Il Tribunale Amministrativo Regionale del Lazio – con la sentenza 07625/2025 – pubblicata in data odierna – ha annullato il provvedimento del 1° dicembre 2023 con cui il Ministero della giustizia comunicava che a partire da tale data «saranno deprecati i web services per l’accesso in consultazione all’archivio giurisprudenziale nazionale (a.g.n.) descritti nel paragrafo 3.3 della documentazione dei servizî web, a seguito della prossima disponibilità della nuova banca dati di merito pubblica (b.d.p.)».
L’annullamento del provvedimento è stato disposto sul presupposto che non è possibile “…considerare ragionevole, proporzionata o necessaria la decisione di anonimizzare tutti i provvedimenti pubblicati nella b.d.p. Invero, se l’obiettivo è garantire la diffusione della cultura giuridica, rendendo conoscibili gli indirizzi ermeneutici giurisprudenziali che, sebbene non vincolanti, possono guidare l’azione degli operatori giuridici, risulta chiaro che oscurare totalmente le informazioni circa alcuni dati di fatto rende, sostanzialmente, impossibile (o comunque assai complesso) comprendere l’esatta portata del pronunciamento.”
inoltre …”il Collegio ritiene che una corretta interpretazione della disposizione de qua non vieti di rendere disponibili i provvedimenti giurisdizionali in forma integrale, salvo i casi in cui sia la legge oppure l’autorità giudiziaria a disporre l’anonimizzazione dei dati personali contenuti nella pronuncia. In altre parole, il bilanciamento delle opposte esigenze, tutela della privacy dei soggetti coinvolti da un lato, e libero accesso alle pronunce giurisdizionali dall’altro, è rimesso N. 01496/2024 REG.RIC. all’autorità giudiziaria (salvo l’ipotesi di cui all’art. 52, comma 5 d.lgs. 196/2003): orbene, al di là dell’esatta qualificazione della decisione del giudice in tema di oscuramento (che si tratti di atto giurisdizionale o amministrativo), va rilevato come sicuramente l’amministrazione incaricata della raccolta in una banca dati dei provvedimenti non possa sostituirsi all’autorità giudiziaria nella valutazione circa la necessità di anonimizzazione. Conseguentemente, l’oscuramento generalizzato disposto dalla pubblica amministrazione non appare legittimo, considerato come essa appare interferire in parte anche con una decisione attribuita all’autorità giudiziaria.”

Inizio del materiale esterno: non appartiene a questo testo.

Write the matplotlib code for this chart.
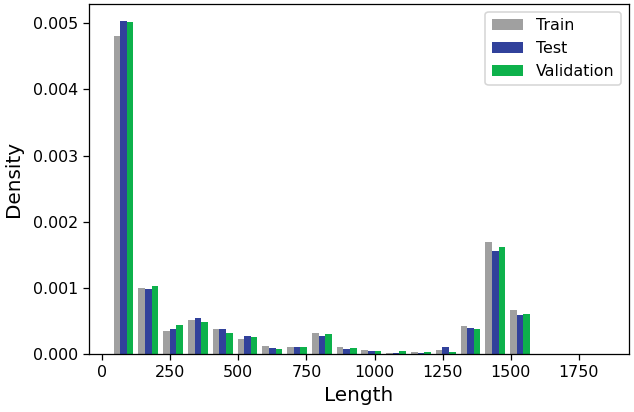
import numpy as np
import matplotlib
matplotlib.use('Agg')
import matplotlib.pyplot as plt

# histogram bins (20 equal bins over the length range)
bin_lo = 33
bin_hi = 1853
n_bins = 20

labels = ['Train', 'Test', 'Validation']
colors = ['#a0a0a0', '#31419b', '#0db14b']

# density per bin
train = [0.00481, 0.000997, 0.000347, 0.000508, 0.000372, 0.000226, 0.000116,
         0.000110, 0.000312, 0.000103, 0.000053, 0.000017, 0.000032, 0.000062,
         0.000430, 0.001700, 0.000668, 0.0, 0.0, 0.0]
test = [0.00504, 0.000976, 0.000377, 0.000548, 0.000377, 0.000266, 0.000095,
        0.000106, 0.000277, 0.000083, 0.000042, 0.000017, 0.000017, 0.000103,
        0.000390, 0.001560, 0.000597, 0.0, 0.0, 0.0]
validation = [0.00502, 0.00103, 0.000443, 0.000478, 0.000317, 0.000257, 0.000080,
              0.000106, 0.000297, 0.000098, 0.000042, 0.000038, 0.000027, 0.000032,
              0.000380, 0.001620, 0.000612, 0.0, 0.0, 0.0]

DPI = 114


def plot_hist():
    edges = np.linspace(bin_lo, bin_hi, n_bins + 1)
    centers = (edges[:-1] + edges[1:]) / 2
    fig = plt.figure(figsize=(634 / DPI, 412 / DPI), dpi=DPI)
    ax = fig.add_axes([89 / 634, 1 - 354 / 412, 540 / 634, 350 / 412])
    ax.hist([centers] * 3, bins=edges, weights=[train, test, validation],
            color=colors, label=labels)
    ax.set_xlabel('Length', fontsize=12.6)
    ax.set_ylabel('Density', fontsize=12.6, labelpad=6)
    ax.tick_params(labelsize=10)
    ax.set_yticks([0, 0.001, 0.002, 0.003, 0.004, 0.005])
    ax.yaxis.set_major_formatter(matplotlib.ticker.FormatStrFormatter('%.3f'))
    ax.legend(loc='upper right', fontsize=10)
    fig.savefig('out.png', dpi=DPI)


plot_hist()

ed infine va osservato come l’oscuramento generalizzato potrebbe condurre a situazione paradossali: difatti, da un lato, la b.d.p. conterrebbe la sentenza anonimizzata (pur in assenza di pregiudizî per la privacy delle parti coinvolte), dall’altro, chiunque potrebbe legittimamente pubblicare la medesima pronuncia in forma integrale. Peraltro, che non si tratti di un esempio di scuola, emerge chiaramente proprio dall’ultimo documento prodotto dalla parte ricorrente: invero, il Ministero della giustizia ha concluso recentemente un accordo con l’Aie consentendo alle case editrici l’accesso alla b.d.r. In altre parole, un circoscritto gruppo di soggetti privati è stato autorizzato ad estrarre tutti i provvedimenti giurisdizionali senza oscuramento, potendo – salvo i casi previsti dagli artt. 52, commi 1, 2 e 5 d.lgs. 196/2003 – ripubblicarli integralmente. L’evidente contraddittorietà di tale assetto delineato dall’operato del dicastero rende manifestamente illogica la decisione di procedere all’oscuramento generalizzato delle pronunce accessibili nella b.d.p.
Alla luce di tali presupposti il TAR del Lazio ha annullato il provvedimento.